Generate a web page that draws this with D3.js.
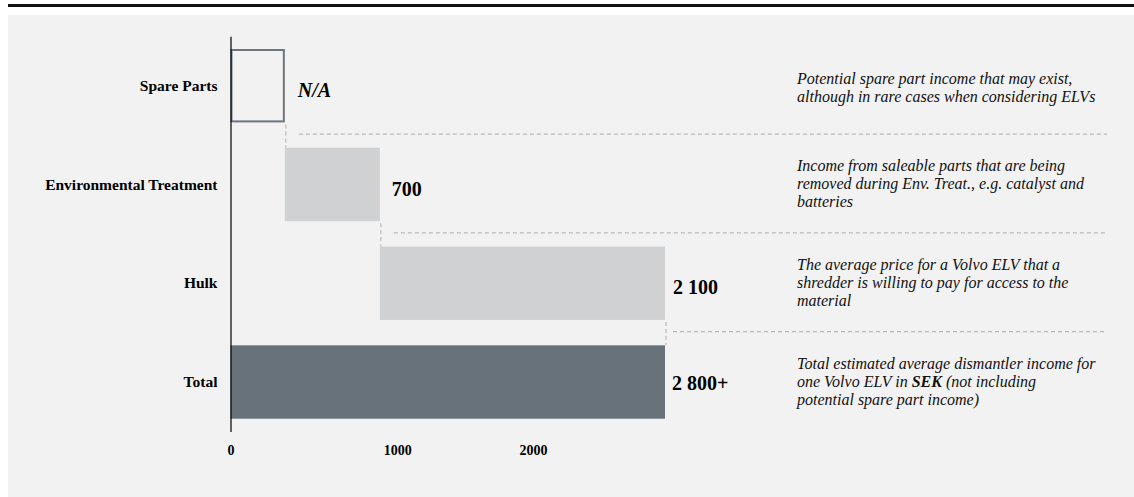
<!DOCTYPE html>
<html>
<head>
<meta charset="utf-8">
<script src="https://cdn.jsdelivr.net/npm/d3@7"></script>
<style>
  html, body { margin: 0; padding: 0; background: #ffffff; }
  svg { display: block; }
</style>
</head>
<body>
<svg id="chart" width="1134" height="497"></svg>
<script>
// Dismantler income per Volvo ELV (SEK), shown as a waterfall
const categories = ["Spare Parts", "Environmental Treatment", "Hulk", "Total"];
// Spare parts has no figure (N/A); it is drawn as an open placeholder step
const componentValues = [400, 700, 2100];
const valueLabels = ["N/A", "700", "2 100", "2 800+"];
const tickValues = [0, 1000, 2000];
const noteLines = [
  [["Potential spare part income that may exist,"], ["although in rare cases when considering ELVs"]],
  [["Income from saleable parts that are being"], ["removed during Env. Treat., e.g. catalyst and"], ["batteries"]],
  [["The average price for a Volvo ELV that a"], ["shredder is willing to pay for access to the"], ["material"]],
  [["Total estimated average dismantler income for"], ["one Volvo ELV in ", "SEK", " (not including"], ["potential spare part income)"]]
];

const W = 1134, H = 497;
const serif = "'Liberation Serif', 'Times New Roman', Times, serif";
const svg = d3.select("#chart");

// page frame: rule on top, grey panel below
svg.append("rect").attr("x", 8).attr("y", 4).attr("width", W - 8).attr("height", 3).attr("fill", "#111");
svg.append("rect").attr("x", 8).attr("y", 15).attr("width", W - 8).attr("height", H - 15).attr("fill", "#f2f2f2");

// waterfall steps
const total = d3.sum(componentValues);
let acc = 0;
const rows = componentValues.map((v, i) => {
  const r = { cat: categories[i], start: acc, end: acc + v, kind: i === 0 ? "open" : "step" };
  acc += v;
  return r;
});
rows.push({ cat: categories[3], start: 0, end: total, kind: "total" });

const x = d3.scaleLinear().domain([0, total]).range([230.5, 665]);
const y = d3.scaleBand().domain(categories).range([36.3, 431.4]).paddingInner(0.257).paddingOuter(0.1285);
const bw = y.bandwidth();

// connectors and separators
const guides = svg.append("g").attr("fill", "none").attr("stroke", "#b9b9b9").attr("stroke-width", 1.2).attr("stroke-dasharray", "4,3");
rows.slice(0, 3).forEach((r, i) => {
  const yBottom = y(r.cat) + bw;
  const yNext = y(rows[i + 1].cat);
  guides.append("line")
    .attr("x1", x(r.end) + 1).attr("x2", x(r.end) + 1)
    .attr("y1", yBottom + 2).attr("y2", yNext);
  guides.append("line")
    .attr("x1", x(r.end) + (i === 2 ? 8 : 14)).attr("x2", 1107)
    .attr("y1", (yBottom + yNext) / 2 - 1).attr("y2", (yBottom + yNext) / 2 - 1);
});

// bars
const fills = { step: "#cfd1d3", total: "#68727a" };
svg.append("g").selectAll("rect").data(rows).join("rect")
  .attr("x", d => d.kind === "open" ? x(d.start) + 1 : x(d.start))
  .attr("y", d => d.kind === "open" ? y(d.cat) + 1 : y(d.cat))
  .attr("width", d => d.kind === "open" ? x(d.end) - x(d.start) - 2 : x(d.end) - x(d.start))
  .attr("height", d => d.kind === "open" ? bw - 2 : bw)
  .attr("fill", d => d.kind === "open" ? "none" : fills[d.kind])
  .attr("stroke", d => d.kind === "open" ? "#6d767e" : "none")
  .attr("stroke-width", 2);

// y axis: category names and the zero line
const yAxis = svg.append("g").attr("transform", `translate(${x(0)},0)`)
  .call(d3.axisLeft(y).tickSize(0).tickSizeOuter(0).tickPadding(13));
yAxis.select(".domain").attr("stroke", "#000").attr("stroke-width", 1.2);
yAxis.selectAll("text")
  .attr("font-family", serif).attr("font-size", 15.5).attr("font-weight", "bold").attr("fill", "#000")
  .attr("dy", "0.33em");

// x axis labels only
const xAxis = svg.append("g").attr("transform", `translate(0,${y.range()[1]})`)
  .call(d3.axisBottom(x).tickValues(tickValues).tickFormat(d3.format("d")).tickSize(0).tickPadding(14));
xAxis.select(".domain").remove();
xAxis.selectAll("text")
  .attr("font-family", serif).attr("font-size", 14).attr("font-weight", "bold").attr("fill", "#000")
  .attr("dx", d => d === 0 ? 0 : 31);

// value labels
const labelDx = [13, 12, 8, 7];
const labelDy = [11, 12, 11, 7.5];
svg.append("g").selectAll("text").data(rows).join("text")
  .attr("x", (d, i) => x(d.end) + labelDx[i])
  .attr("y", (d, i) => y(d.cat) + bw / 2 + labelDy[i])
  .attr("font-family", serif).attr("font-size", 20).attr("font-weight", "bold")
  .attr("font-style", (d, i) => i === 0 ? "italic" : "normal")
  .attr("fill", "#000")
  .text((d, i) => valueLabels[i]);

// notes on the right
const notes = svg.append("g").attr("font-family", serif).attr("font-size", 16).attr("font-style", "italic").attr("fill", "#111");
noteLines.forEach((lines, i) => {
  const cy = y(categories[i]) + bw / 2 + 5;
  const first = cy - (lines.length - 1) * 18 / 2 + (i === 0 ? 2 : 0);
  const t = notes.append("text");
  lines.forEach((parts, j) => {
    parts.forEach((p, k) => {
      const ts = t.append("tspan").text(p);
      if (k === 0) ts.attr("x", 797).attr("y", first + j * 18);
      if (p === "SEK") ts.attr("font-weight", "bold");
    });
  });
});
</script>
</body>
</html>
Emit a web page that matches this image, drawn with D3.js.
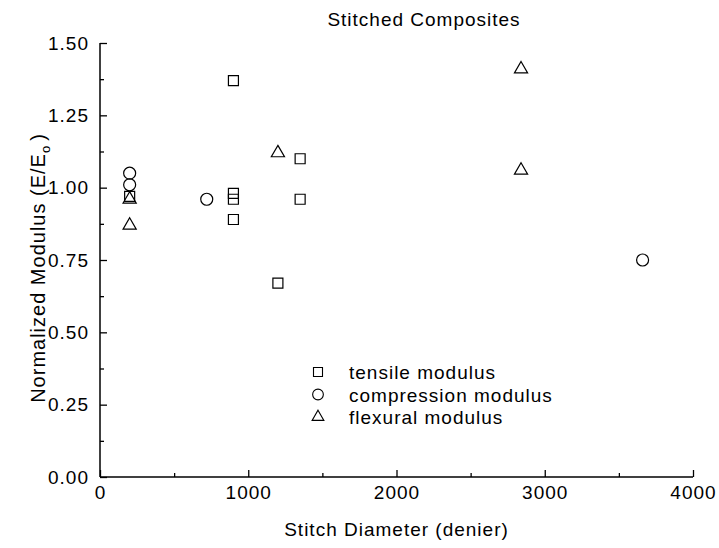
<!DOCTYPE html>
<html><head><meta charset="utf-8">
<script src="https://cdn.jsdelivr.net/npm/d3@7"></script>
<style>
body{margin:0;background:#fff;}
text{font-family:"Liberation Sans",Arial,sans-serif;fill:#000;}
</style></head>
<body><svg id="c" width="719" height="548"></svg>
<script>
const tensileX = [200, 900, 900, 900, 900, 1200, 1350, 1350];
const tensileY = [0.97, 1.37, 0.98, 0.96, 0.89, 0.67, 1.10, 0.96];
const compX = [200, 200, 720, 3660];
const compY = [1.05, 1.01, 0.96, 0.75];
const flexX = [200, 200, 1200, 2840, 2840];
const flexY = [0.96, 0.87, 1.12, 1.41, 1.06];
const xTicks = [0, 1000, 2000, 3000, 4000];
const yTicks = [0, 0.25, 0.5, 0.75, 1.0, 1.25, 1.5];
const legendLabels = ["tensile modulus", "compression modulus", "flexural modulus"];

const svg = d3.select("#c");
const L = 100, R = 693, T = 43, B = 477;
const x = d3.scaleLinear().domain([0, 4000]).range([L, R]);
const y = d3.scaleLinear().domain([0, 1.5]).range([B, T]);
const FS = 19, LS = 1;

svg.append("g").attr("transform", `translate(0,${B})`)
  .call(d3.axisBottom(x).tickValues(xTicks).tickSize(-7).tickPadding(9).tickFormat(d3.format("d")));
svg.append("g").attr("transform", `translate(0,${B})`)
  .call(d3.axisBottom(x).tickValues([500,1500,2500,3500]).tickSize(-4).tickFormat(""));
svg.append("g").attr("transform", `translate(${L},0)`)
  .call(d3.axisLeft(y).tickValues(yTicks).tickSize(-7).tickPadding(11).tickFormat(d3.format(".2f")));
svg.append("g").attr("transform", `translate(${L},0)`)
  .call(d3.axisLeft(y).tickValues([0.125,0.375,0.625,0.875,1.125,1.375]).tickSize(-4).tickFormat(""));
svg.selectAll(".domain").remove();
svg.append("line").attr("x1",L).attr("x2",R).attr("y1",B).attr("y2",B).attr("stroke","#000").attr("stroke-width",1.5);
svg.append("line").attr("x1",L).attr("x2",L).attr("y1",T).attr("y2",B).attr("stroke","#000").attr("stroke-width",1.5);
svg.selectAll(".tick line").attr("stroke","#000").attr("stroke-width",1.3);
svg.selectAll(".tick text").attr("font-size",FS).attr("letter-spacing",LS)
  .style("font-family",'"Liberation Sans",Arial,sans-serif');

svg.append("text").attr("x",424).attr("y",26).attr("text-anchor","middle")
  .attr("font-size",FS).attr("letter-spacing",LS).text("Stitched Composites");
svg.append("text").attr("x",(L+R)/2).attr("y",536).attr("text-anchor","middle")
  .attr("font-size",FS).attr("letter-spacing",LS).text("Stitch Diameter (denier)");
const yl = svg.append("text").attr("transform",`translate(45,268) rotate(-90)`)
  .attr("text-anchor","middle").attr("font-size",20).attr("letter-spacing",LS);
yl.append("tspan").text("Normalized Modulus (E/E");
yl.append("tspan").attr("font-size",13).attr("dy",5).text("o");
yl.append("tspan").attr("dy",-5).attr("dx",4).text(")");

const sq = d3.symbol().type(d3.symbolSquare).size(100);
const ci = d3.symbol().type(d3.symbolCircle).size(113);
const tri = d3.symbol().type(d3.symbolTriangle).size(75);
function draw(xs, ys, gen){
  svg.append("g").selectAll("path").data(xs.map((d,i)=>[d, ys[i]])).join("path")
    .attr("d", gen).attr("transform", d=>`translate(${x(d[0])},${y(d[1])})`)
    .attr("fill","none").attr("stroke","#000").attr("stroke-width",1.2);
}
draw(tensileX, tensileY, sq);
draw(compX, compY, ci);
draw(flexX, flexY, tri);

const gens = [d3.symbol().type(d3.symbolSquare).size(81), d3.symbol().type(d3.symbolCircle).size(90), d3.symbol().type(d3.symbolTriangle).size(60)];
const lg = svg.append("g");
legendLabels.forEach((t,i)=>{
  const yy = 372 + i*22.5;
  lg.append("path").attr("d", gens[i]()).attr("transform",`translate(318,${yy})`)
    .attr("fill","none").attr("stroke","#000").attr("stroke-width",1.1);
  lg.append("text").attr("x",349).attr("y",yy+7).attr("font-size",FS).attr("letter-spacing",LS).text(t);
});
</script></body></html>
# # #
Leave the pictures out, and transcribe exactly the lines above starting at the one that contains "Emit a web page" and ending at the one that contains "const FS = 19, LS = 1;".

Emit a web page that matches this image, drawn with D3.js.
<!DOCTYPE html>
<html><head><meta charset="utf-8">
<script src="https://cdn.jsdelivr.net/npm/d3@7"></script>
<style>
body{margin:0;background:#fff;}
text{font-family:"Liberation Sans",Arial,sans-serif;fill:#000;}
</style></head>
<body><svg id="c" width="719" height="548"></svg>
<script>
const tensileX = [200, 900, 900, 900, 900, 1200, 1350, 1350];
const tensileY = [0.97, 1.37, 0.98, 0.96, 0.89, 0.67, 1.10, 0.96];
const compX = [200, 200, 720, 3660];
const compY = [1.05, 1.01, 0.96, 0.75];
const flexX = [200, 200, 1200, 2840, 2840];
const flexY = [0.96, 0.87, 1.12, 1.41, 1.06];
const xTicks = [0, 1000, 2000, 3000, 4000];
const yTicks = [0, 0.25, 0.5, 0.75, 1.0, 1.25, 1.5];
const legendLabels = ["tensile modulus", "compression modulus", "flexural modulus"];

const svg = d3.select("#c");
const L = 100, R = 693, T = 43, B = 477;
const x = d3.scaleLinear().domain([0, 4000]).range([L, R]);
const y = d3.scaleLinear().domain([0, 1.5]).range([B, T]);
const FS = 19, LS = 1;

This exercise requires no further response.